# start of Data section

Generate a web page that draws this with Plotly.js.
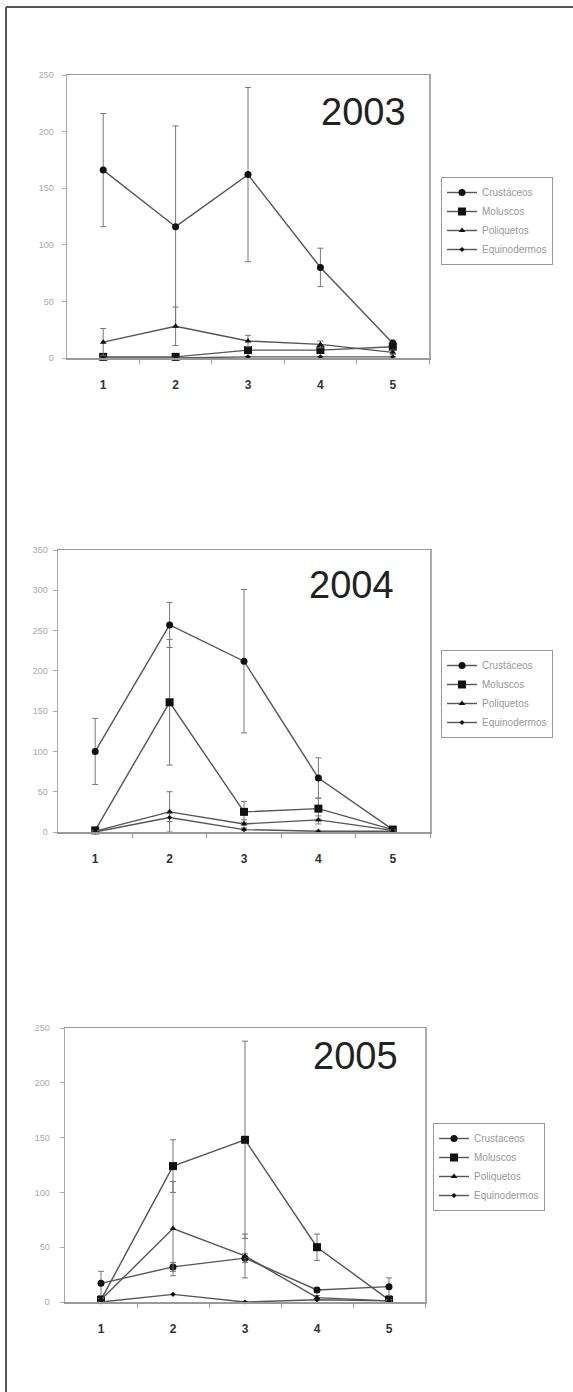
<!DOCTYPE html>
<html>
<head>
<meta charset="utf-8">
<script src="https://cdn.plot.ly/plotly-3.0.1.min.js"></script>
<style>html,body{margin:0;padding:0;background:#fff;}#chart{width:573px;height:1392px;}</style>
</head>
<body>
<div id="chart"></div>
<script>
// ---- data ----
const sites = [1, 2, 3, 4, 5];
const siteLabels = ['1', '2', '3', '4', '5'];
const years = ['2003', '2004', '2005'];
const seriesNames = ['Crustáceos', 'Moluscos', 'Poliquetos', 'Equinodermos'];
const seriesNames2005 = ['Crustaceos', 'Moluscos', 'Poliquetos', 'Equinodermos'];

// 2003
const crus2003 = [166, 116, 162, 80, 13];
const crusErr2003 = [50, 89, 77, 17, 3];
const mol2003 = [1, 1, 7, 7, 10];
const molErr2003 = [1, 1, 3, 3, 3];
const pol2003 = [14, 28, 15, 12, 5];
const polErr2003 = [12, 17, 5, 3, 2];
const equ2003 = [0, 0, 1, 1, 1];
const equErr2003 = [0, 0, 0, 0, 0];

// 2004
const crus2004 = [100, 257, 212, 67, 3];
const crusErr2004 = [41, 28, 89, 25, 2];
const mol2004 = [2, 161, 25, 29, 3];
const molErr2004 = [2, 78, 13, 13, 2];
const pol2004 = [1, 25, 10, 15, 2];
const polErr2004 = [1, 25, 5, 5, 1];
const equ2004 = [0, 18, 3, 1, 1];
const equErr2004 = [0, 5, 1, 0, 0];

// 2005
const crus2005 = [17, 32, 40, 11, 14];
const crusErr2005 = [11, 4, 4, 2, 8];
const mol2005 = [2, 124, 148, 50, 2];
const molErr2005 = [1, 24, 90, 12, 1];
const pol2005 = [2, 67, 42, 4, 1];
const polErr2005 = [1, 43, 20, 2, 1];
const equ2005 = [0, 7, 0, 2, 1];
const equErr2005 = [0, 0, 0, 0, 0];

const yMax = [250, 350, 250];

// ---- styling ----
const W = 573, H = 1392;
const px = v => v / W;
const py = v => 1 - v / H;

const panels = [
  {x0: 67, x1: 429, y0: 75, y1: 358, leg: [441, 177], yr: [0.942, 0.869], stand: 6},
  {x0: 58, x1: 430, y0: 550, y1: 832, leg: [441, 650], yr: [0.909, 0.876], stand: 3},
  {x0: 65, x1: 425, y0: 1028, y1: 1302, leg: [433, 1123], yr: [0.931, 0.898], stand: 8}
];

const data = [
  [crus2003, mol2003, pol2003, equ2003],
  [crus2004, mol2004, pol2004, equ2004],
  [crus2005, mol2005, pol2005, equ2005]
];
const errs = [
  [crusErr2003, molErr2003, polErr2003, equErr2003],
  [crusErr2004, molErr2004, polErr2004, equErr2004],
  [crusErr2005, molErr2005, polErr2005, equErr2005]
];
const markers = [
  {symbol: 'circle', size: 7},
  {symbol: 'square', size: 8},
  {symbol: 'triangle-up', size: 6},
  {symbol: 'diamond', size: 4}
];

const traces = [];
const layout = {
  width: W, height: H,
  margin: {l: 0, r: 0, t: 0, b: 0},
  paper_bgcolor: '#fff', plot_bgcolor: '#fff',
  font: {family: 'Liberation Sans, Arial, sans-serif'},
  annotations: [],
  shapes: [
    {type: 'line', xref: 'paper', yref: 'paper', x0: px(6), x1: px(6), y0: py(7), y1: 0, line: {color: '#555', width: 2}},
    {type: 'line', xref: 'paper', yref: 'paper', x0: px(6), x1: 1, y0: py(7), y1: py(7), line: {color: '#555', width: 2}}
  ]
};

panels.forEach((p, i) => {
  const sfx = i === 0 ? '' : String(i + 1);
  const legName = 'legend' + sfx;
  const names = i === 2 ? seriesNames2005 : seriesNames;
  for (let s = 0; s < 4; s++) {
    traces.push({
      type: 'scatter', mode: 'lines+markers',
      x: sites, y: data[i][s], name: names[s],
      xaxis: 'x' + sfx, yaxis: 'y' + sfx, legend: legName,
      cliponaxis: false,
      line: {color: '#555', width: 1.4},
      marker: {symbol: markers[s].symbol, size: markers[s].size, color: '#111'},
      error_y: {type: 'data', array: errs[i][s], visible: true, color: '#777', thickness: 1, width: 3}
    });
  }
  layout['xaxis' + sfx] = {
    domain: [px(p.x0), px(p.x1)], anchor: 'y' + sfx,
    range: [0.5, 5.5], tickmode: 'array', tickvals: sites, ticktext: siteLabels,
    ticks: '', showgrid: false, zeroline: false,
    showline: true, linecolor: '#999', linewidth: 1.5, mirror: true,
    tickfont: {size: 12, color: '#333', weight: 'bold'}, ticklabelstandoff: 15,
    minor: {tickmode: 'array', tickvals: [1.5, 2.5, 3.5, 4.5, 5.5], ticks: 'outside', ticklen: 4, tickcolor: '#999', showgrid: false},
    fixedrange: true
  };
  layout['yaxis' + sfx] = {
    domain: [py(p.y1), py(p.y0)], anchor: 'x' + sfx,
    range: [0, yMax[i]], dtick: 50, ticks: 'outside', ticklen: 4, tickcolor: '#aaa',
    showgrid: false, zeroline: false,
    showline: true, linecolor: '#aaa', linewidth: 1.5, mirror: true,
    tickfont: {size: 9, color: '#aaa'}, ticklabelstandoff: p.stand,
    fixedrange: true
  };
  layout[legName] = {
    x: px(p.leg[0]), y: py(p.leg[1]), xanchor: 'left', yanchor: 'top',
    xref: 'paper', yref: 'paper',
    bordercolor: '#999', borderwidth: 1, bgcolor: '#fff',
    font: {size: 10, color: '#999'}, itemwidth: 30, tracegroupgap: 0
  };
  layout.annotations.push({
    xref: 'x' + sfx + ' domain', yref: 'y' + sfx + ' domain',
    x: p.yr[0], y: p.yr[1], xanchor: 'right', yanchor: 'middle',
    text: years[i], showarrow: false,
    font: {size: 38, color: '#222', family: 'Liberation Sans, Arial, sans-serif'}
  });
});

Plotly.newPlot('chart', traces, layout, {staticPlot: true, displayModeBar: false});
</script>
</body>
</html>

# end of Data section

What is required - Transcribe the preceding listing in its entirety and with exact wording, leaving out pictures.

The result -
Generate a web page that draws this with Plotly.js.
<!DOCTYPE html>
<html>
<head>
<meta charset="utf-8">
<script src="https://cdn.plot.ly/plotly-3.0.1.min.js"></script>
<style>html,body{margin:0;padding:0;background:#fff;}#chart{width:573px;height:1392px;}</style>
</head>
<body>
<div id="chart"></div>
<script>
// ---- data ----
const sites = [1, 2, 3, 4, 5];
const siteLabels = ['1', '2', '3', '4', '5'];
const years = ['2003', '2004', '2005'];
const seriesNames = ['Crustáceos', 'Moluscos', 'Poliquetos', 'Equinodermos'];
const seriesNames2005 = ['Crustaceos', 'Moluscos', 'Poliquetos', 'Equinodermos'];

// 2003
const crus2003 = [166, 116, 162, 80, 13];
const crusErr2003 = [50, 89, 77, 17, 3];
const mol2003 = [1, 1, 7, 7, 10];
const molErr2003 = [1, 1, 3, 3, 3];
const pol2003 = [14, 28, 15, 12, 5];
const polErr2003 = [12, 17, 5, 3, 2];
const equ2003 = [0, 0, 1, 1, 1];
const equErr2003 = [0, 0, 0, 0, 0];

// 2004
const crus2004 = [100, 257, 212, 67, 3];
const crusErr2004 = [41, 28, 89, 25, 2];
const mol2004 = [2, 161, 25, 29, 3];
const molErr2004 = [2, 78, 13, 13, 2];
const pol2004 = [1, 25, 10, 15, 2];
const polErr2004 = [1, 25, 5, 5, 1];
const equ2004 = [0, 18, 3, 1, 1];
const equErr2004 = [0, 5, 1, 0, 0];

// 2005
const crus2005 = [17, 32, 40, 11, 14];
const crusErr2005 = [11, 4, 4, 2, 8];
const mol2005 = [2, 124, 148, 50, 2];
const molErr2005 = [1, 24, 90, 12, 1];
const pol2005 = [2, 67, 42, 4, 1];
const polErr2005 = [1, 43, 20, 2, 1];
const equ2005 = [0, 7, 0, 2, 1];
const equErr2005 = [0, 0, 0, 0, 0];

const yMax = [250, 350, 250];

// ---- styling ----
const W = 573, H = 1392;
const px = v => v / W;
const py = v => 1 - v / H;

const panels = [
  {x0: 67, x1: 429, y0: 75, y1: 358, leg: [441, 177], yr: [0.942, 0.869], stand: 6},
  {x0: 58, x1: 430, y0: 550, y1: 832, leg: [441, 650], yr: [0.909, 0.876], stand: 3},
  {x0: 65, x1: 425, y0: 1028, y1: 1302, leg: [433, 1123], yr: [0.931, 0.898], stand: 8}
];

const data = [
  [crus2003, mol2003, pol2003, equ2003],
  [crus2004, mol2004, pol2004, equ2004],
  [crus2005, mol2005, pol2005, equ2005]
];
const errs = [
  [crusErr2003, molErr2003, polErr2003, equErr2003],
  [crusErr2004, molErr2004, polErr2004, equErr2004],
  [crusErr2005, molErr2005, polErr2005, equErr2005]
];
const markers = [
  {symbol: 'circle', size: 7},
  {symbol: 'square', size: 8},
  {symbol: 'triangle-up', size: 6},
  {symbol: 'diamond', size: 4}
];

const traces = [];
const layout = {
  width: W, height: H,
  margin: {l: 0, r: 0, t: 0, b: 0},
  paper_bgcolor: '#fff', plot_bgcolor: '#fff',
  font: {family: 'Liberation Sans, Arial, sans-serif'},
  annotations: [],
  shapes: [
    {type: 'line', xref: 'paper', yref: 'paper', x0: px(6), x1: px(6), y0: py(7), y1: 0, line: {color: '#555', width: 2}},
    {type: 'line', xref: 'paper', yref: 'paper', x0: px(6), x1: 1, y0: py(7), y1: py(7), line: {color: '#555', width: 2}}
  ]
};

panels.forEach((p, i) => {
  const sfx = i === 0 ? '' : String(i + 1);
  const legName = 'legend' + sfx;
  const names = i === 2 ? seriesNames2005 : seriesNames;
  for (let s = 0; s < 4; s++) {
    traces.push({
      type: 'scatter', mode: 'lines+markers',
      x: sites, y: data[i][s], name: names[s],
      xaxis: 'x' + sfx, yaxis: 'y' + sfx, legend: legName,
      cliponaxis: false,
      line: {color: '#555', width: 1.4},
      marker: {symbol: markers[s].symbol, size: markers[s].size, color: '#111'},
      error_y: {type: 'data', array: errs[i][s], visible: true, color: '#777', thickness: 1, width: 3}
    });
  }
  layout['xaxis' + sfx] = {
    domain: [px(p.x0), px(p.x1)], anchor: 'y' + sfx,
    range: [0.5, 5.5], tickmode: 'array', tickvals: sites, ticktext: siteLabels,
    ticks: '', showgrid: false, zeroline: false,
    showline: true, linecolor: '#999', linewidth: 1.5, mirror: true,
    tickfont: {size: 12, color: '#333', weight: 'bold'}, ticklabelstandoff: 15,
    minor: {tickmode: 'array', tickvals: [1.5, 2.5, 3.5, 4.5, 5.5], ticks: 'outside', ticklen: 4, tickcolor: '#999', showgrid: false},
    fixedrange: true
  };
  layout['yaxis' + sfx] = {
    domain: [py(p.y1), py(p.y0)], anchor: 'x' + sfx,
    range: [0, yMax[i]], dtick: 50, ticks: 'outside', ticklen: 4, tickcolor: '#aaa',
    showgrid: false, zeroline: false,
    showline: true, linecolor: '#aaa', linewidth: 1.5, mirror: true,
    tickfont: {size: 9, color: '#aaa'}, ticklabelstandoff: p.stand,
    fixedrange: true
  };
  layout[legName] = {
    x: px(p.leg[0]), y: py(p.leg[1]), xanchor: 'left', yanchor: 'top',
    xref: 'paper', yref: 'paper',
    bordercolor: '#999', borderwidth: 1, bgcolor: '#fff',
    font: {size: 10, color: '#999'}, itemwidth: 30, tracegroupgap: 0
  };
  layout.annotations.push({
    xref: 'x' + sfx + ' domain', yref: 'y' + sfx + ' domain',
    x: p.yr[0], y: p.yr[1], xanchor: 'right', yanchor: 'middle',
    text: years[i], showarrow: false,
    font: {size: 38, color: '#222', family: 'Liberation Sans, Arial, sans-serif'}
  });
});

Plotly.newPlot('chart', traces, layout, {staticPlot: true, displayModeBar: false});
</script>
</body>
</html>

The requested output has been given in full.